In Reply to: On-topic trivia about Coronado (conqueror of Cibola). posted by Fall Guy from pool0002.cvx40-bradley.dialup.earthlink.net (216.244.42.2) on Saturday, April 20, 2002 at 11:20pm :

"Cibola" is of course the Spanish word for "female buffalo". However, in this context, Cibola stands for mother lode: Cibola was the name for the fabeled Seven Cities of Gold.
I should also mention that the priest Marcos de Niza lead an expedition for Coronado looking for the Seven Cities of Gold and actually claimed to have found the first of these. Also, Marcos de Niza was known to communicate with his guide using crosses (The Cross of Marco de Niza?).

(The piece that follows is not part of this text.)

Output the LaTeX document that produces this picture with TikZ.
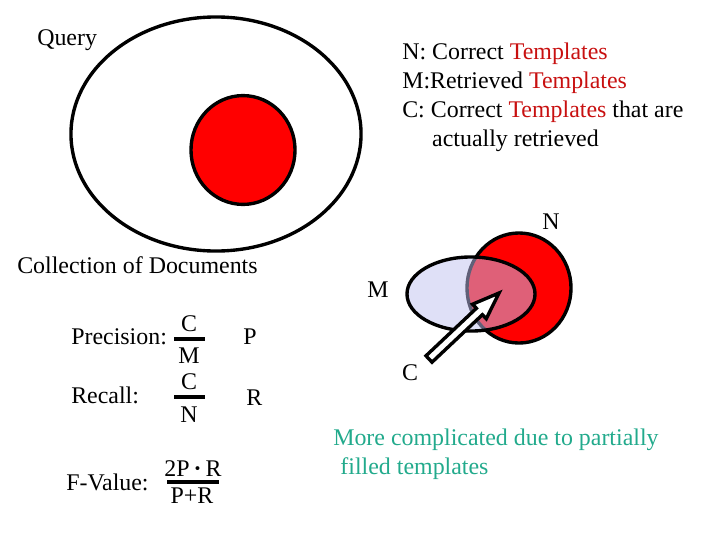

However, it's still unclear if there ever were the Seven Cities of Gold...
FG


: Wool is one of man's oldest fabrics. Babylonians used woolen clothes as early as 4000 B.C, but it was unknown in America until 1540 when Francisco Vásquez de Coronado's expedition brought a few Spanish sheep to soutwestern North America. British sheep were imported in 1609 by the colonists at Jamestown, and wool became, with flax, the basis for home-made linsey-woolsey (rough linen and wool) frontier garments.
: FG
: PS: Coronado (1510 -1554, I think) was by the way governor of New Galicia, and his exploits took him all the way up into the area of the Grand Canyon. He was after gold and riches, but didn't find much. Especially Cibola (western Mexico) was a disappointment. All his expedition found was poor Zuni. Still, it's possible that an artifact like the Cross of Coronado might actually have turned up in the Four Corner's region.